Blanco-Martín, L., Rouabhi, A., Billiotte, J., Hadj-Hassen, F., Tessier, B., Hévin, G., ... & Hertz, E. (2018). Experimental and numerical investigation into rapid cooling of rock salt related to high frequency cycling of storage caverns. International Journal of Rock Mechanics and Mining Sciences, 102, 120-130.

 

 

25. Line 463- add a legend. The text is not readable. Also make it compatible for printing in B&W.

Response: Thanks a lot for the very professional comment. We have modified it.

 

 

26. Line 503- numbering must be corrected.

Response: Thanks a lot for the very professional comment. We have modified it.

 

 

27. Line 537- what is the reason and significance.

Response: Thanks a lot for the very professional comment. Blanc-martin et al. conducted thermal stress experiments in salt caverns to observe the macro-mechanical property response of rocks, and found that salt rock with rapid cooling would have tensile cracks.
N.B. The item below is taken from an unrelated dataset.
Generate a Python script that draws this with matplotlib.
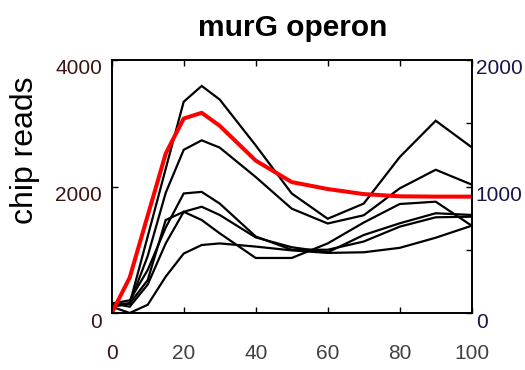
import matplotlib
matplotlib.use('Agg')
import matplotlib.pyplot as plt
from matplotlib import font_manager
import matplotlib.transforms as mtransforms

# ---------------- data ----------------
time_points = [0, 5, 10, 15, 20, 25, 30, 40, 50, 60, 70, 80, 90, 100]
gene_a = [150, 150, 1210, 2280, 3340, 3590, 3375, 2650, 1890, 1490, 1730, 2465, 3040, 2620]
gene_b = [100, 150, 900, 1900, 2580, 2730, 2615, 2150, 1650, 1415, 1545, 1970, 2265, 2030]
gene_c = [150, 200, 680, 1350, 1890, 1915, 1730, 1210, 1000, 1000, 1130, 1365, 1513, 1523]
gene_d = [100, 150, 520, 1470, 1600, 1680, 1550, 1195, 1040, 960, 1233, 1418, 1577, 1550]
gene_e = [150, 100, 450, 1100, 1600, 1470, 1260, 870, 870, 1100, 1430, 1723, 1760, 1380]
gene_f = [100, 0, 130, 575, 940, 1075, 1100, 1050, 990, 950, 960, 1030, 1190, 1380]
operon_fit = [0, 560, 1540, 2520, 3075, 3165, 2960, 2410, 2070, 1960, 1880, 1845, 1840, 1840]

x_ticks = [0, 20, 40, 60, 80, 100]
left_ticks = [0, 2000, 4000]
right_ticks = [0, 500, 1000, 1500, 2000]
right_labels = ['0', '', '1000', '', '2000']
title_text = 'murG operon'
ylabel_text = 'chip reads'

# ---------------- fonts ----------------
def pick(fams):
    for f in fams:
        try:
            font_manager.findfont(font_manager.FontProperties(family=f),
                                  fallback_to_default=False)
            return f
        except Exception:
            pass
    return None

narrow = pick(['Liberation Sans Narrow', 'Arial Narrow', 'Nimbus Sans Narrow'])
if narrow is not None:
    tick_family, tick_size = narrow, 17.5
else:
    tick_family, tick_size = 'Liberation Sans', 15
main_family = pick(['Liberation Sans', 'Arial']) or 'DejaVu Sans'

LEFT_COL = '#3c1414'
RIGHT_COL = '#16164a'
GRAY = '#404040'

W, H = 525, 370
fig = plt.figure(figsize=(W / 100, H / 100), dpi=100)
x0, x1, y0, y1 = 111.7, 471.7, 60, 313
ax = fig.add_axes([x0 / W, 1 - y1 / H, (x1 - x0) / W, (y1 - y0) / H])
ax2 = ax.twinx()

for s in [gene_a, gene_b, gene_c, gene_d, gene_e, gene_f]:
    ax.plot(time_points, s, color='black', lw=1.6, solid_joinstyle='miter')
ax.plot(time_points, operon_fit, color='#ff0000', lw=2.9, zorder=5)

ax.set_xlim(0, 100)
ax.set_ylim(0, 4000)
ax2.set_ylim(0, 2000)

ax.set_xticks(x_ticks)
ax.set_xticklabels([str(v) for v in x_ticks])
ax.set_yticks(left_ticks)
ax.set_yticklabels([str(v) for v in left_ticks])
ax2.set_yticks(right_ticks)
ax2.set_yticklabels(right_labels)

ax.tick_params(axis='x', direction='in', length=4.5, width=1, top=True,
               bottom=True, pad=22, labelsize=tick_size, labelcolor=GRAY)
ax.tick_params(axis='y', direction='in', length=4.5, width=1, left=True,
               right=False, pad=7, labelsize=tick_size, labelcolor=LEFT_COL)
ax2.tick_params(axis='y', direction='in', length=4.5, width=1, left=False,
                right=True, pad=3, labelsize=tick_size, labelcolor=RIGHT_COL)

for t in ax.get_xticklabels():
    t.set_family(tick_family)
ax.get_xticklabels()[0].set_color(LEFT_COL)
off = mtransforms.ScaledTranslation(0, -7 / 100, fig.dpi_scale_trans)
for t in ax.get_yticklabels():
    t.set_family(tick_family)
    t.set_transform(t.get_transform() + off)
for t in ax2.get_yticklabels():
    t.set_family(tick_family)
    t.set_transform(t.get_transform() + off)

for a in (ax, ax2):
    for sp in a.spines.values():
        sp.set_linewidth(1.2)
        sp.set_color('black')

fig.text(293 / W, 1 - 36.5 / H, title_text, ha='center', va='baseline',
         fontsize=21.5, fontweight='bold', family=main_family)
fig.text(25 / W, 1 - 150 / H, ylabel_text, ha='center', va='center',
         rotation=90, fontsize=23, family=main_family, color='black')

fig.savefig('out.png', dpi=100, facecolor='white')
Salt rock is prone to tensile cracks under the influence of temperature, and the reduction of tensile cracks indicates that the effect of temperature on salt rock in the later stage is relatively small.

Blanco-Martín, L., Rouabhi, A., Billiotte, J., Hadj-Hassen, F., Tessier, B., Hévin, G., ... & Hertz, E. (2018). Experimental and numerical investigation into rapid cooling of rock salt related to high frequency cycling of storage caverns. International Journal of Rock Mechanics and Mining Sciences, 102, 120-130.

 

 

28. Line 560- discuss the figure in text before presenting the figure.
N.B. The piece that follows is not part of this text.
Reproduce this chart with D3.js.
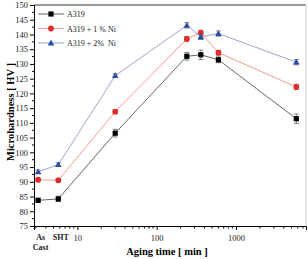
<!DOCTYPE html>
<html><head><meta charset="utf-8">
<script src="https://cdn.jsdelivr.net/npm/d3@7"></script>
<style>body{margin:0;background:#fff}svg{display:block}text{font-family:"Liberation Serif","Times New Roman",serif;white-space:pre}</style>
</head><body><svg id="c" width="308" height="259"></svg>
<script>
// x positions (min); As Cast and SHT are placed at nominal positions on the log axis
const times = [3.2, 5.75, 30, 240, 360, 600, 5760];
const seriesNames = ["A319", "A319 + 1 % Ni", "A319 + 2%  Ni"];
const a319 = [83.7, 84.2, 106.5, 132.6, 133.1, 131.4, 111.4];
const a319err = [0.7, 0.9, 1.3, 1.3, 1.6, 1.0, 1.6];
const ni1 = [90.7, 90.5, 113.8, 138.5, 140.6, 133.8, 122.2];
const ni1err = [0.6, 0.7, 0.7, 0.8, 0.8, 0.8, 0.9];
const ni2 = [93.4, 95.8, 126.0, 143.1, 139.2, 140.3, 130.6];
const ni2err = [0.6, 0.6, 0.6, 0.9, 0.9, 0.9, 0.9];
const yTicks = [75,80,85,90,95,100,105,110,115,120,125,130,135,140,145,150];
const xMajor = [10, 100, 1000];
const xMinor = [3,4,5,6,7,8,9,20,30,40,50,60,70,80,90,200,300,400,500,600,700,800,900,2000,3000,4000,5000,6000,7000];
const catLabels = [{v:3.2, lines:["As","Cast"]},{v:5.75, lines:["SHT"]}];

const svg = d3.select("#c");
const L=34, R=306, T=5, B=226;
const x = d3.scaleLog().domain([2.84, 7630]).range([L, R]);
const y = d3.scaleLinear().domain([75, 150]).range([B, T]);

// frame
svg.append("line").attr("x1",L).attr("x2",R).attr("y1",T).attr("y2",T).attr("stroke","#9a9a9a").attr("stroke-width",2);
svg.append("line").attr("x1",R).attr("x2",R).attr("y1",T).attr("y2",B).attr("stroke","#d0d0d0").attr("stroke-width",1);

// y axis
const yAx = svg.append("g").attr("transform",`translate(${L},0)`)
  .call(d3.axisLeft(y).tickValues(yTicks).tickSize(4).tickPadding(2).tickFormat(d3.format("d")));
yAx.select(".domain").attr("stroke","#000");
yAx.selectAll("text").attr("font-size","8.5px").attr("fill","#222");
const yMinor = d3.range(77.5, 150, 5);
svg.append("g").selectAll("line").data(yMinor).join("line")
  .attr("x1",L-2).attr("x2",L).attr("y1",d=>y(d)).attr("y2",d=>y(d)).attr("stroke","#000");

// x axis
const xAx = svg.append("g").attr("transform",`translate(0,${B})`)
  .call(d3.axisBottom(x).tickValues(xMajor).tickSize(4).tickPadding(5).tickFormat(d3.format("d")));
xAx.select(".domain").attr("stroke","#000");
xAx.selectAll("text").attr("font-size","8.5px").attr("fill","#222");
svg.append("g").selectAll("line").data(xMinor).join("line")
  .attr("x1",d=>x(d)).attr("x2",d=>x(d)).attr("y1",B).attr("y2",B+2.5).attr("stroke","#000");
// category labels
catLabels.forEach(c=>{
  const t = svg.append("text").attr("x",x(c.v)+2.5).attr("y",B+14).attr("text-anchor","middle")
    .attr("font-size","8px").attr("font-weight","bold").attr("fill","#222");
  c.lines.forEach((ln,i)=>t.append("tspan").attr("x",x(c.v)+2.5).attr("dy",i?9.5:0).text(ln));
});

// titles
svg.append("text").attr("x",167).attr("y",255).attr("text-anchor","middle").attr("font-size","10.5px")
  .attr("font-weight","bold").text("Aging time [ min ]");
svg.append("text").attr("transform","translate(14,112) rotate(-90)").attr("text-anchor","middle")
  .attr("font-size","10.5px").attr("font-weight","bold").text("Microhardness [ HV ]");

const series = [
  {name:seriesNames[0], v:a319, e:a319err, line:"#555", fill:"#000", shape:"square"},
  {name:seriesNames[1], v:ni1, e:ni1err, line:"#f0907c", fill:"#e52a2a", shape:"circle"},
  {name:seriesNames[2], v:ni2, e:ni2err, line:"#8d9ac4", fill:"#2b4ea6", shape:"triangle"}
];
function marker(g, s, cx, cy){
  if(s.shape==="square") g.append("rect").attr("x",cx-2.6).attr("y",cy-2.6).attr("width",5.2).attr("height",5.2).attr("fill",s.fill);
  else if(s.shape==="circle") g.append("circle").attr("cx",cx).attr("cy",cy).attr("r",2.9).attr("fill",s.fill);
  else g.append("path").attr("d",`M${cx},${cy-3.4}L${cx+3.3},${cy+2.4}L${cx-3.3},${cy+2.4}Z`).attr("fill",s.fill);
}
const line = d3.line().x(d=>x(d[0])).y(d=>y(d[1]));
series.forEach(s=>{
  const pts = times.map((t,i)=>[t, s.v[i], s.e[i]]);
  svg.append("path").attr("d",line(pts)).attr("fill","none").attr("stroke",s.line).attr("stroke-width",0.9);
  const g = svg.append("g");
  pts.forEach(p=>{
    const cx=x(p[0]);
    g.append("line").attr("x1",cx).attr("x2",cx).attr("y1",y(p[1]-p[2])).attr("y2",y(p[1]+p[2])).attr("stroke","#666").attr("stroke-width",0.8);
    [p[1]-p[2],p[1]+p[2]].forEach(v=>g.append("line").attr("x1",cx-2.5).attr("x2",cx+2.5).attr("y1",y(v)).attr("y2",y(v)).attr("stroke","#666").attr("stroke-width",0.8));
    marker(g, s, cx, y(p[1]));
  });
});

// legend
series.forEach((s,i)=>{
  const ly = 14 + i*14.5;
  svg.append("line").attr("x1",38).attr("x2",64).attr("y1",ly).attr("y2",ly).attr("stroke",s.line).attr("stroke-width",0.9);
  marker(svg, s, 51, ly);
  svg.append("text").attr("x",67).attr("y",ly+3).attr("font-size","8px").attr("fill","#222").text(s.name);
});
</script></body></html>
Response: Thanks a lot for the very professional comment. We have modified it.

 

 

29. Line 563- not much difference though.

Response: Thanks a lot for the very professional comment. The figure also shows that the influence of friction coefficient is not obvious.

 

30. Line 577- add recommendations and future work.

Response: Thanks a lot for the suggestion. We added a future work in the Conclusion part in the revision manuscript.